DATASET EXCERPT:
####

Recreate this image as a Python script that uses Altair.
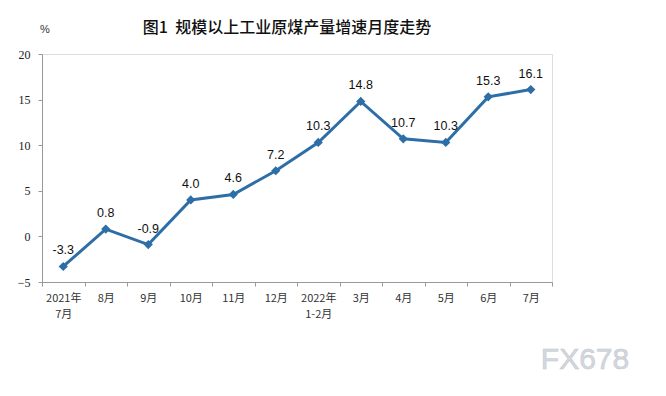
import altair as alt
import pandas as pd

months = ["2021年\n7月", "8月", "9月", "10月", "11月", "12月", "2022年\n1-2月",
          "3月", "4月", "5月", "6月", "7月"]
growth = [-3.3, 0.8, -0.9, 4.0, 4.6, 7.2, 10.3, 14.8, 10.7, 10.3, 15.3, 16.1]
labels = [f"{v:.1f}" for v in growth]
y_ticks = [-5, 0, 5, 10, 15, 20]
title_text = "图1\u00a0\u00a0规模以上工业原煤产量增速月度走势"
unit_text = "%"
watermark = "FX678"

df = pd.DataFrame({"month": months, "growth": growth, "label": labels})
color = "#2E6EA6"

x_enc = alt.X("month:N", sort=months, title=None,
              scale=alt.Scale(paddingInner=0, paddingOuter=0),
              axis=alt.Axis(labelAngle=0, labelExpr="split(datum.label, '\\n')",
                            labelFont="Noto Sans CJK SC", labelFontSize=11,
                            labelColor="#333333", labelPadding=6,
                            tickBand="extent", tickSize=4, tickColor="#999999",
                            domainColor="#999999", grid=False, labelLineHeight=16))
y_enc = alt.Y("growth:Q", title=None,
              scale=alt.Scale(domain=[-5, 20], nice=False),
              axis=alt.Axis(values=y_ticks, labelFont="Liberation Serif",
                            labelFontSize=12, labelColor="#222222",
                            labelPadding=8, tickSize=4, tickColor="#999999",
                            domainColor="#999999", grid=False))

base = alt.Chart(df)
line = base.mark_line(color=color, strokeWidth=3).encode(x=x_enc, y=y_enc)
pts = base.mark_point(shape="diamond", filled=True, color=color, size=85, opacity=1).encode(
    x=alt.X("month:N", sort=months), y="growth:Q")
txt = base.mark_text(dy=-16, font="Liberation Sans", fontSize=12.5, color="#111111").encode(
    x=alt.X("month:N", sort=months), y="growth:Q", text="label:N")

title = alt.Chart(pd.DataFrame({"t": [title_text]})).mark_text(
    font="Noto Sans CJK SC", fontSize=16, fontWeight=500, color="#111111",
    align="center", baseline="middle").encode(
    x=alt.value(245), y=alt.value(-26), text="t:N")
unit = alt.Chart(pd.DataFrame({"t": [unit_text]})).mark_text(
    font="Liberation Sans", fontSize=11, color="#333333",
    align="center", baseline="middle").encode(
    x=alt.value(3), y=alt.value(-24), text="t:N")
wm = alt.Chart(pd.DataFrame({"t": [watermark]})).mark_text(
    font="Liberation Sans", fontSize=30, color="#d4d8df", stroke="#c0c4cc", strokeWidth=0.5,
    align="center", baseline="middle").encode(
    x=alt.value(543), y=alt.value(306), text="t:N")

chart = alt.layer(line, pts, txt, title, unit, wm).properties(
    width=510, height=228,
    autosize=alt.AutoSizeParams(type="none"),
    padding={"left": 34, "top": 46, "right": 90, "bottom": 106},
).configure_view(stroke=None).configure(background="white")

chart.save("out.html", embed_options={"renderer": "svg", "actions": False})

####

WHAT IS REQUIRED: Repeat the listing above exactly from its first line to the line containing "import pandas as pd", both included, and omit the pictures.

WRITTEN SOLUTION:
Recreate this image as a Python script that uses Altair.
import altair as alt
import pandas as pd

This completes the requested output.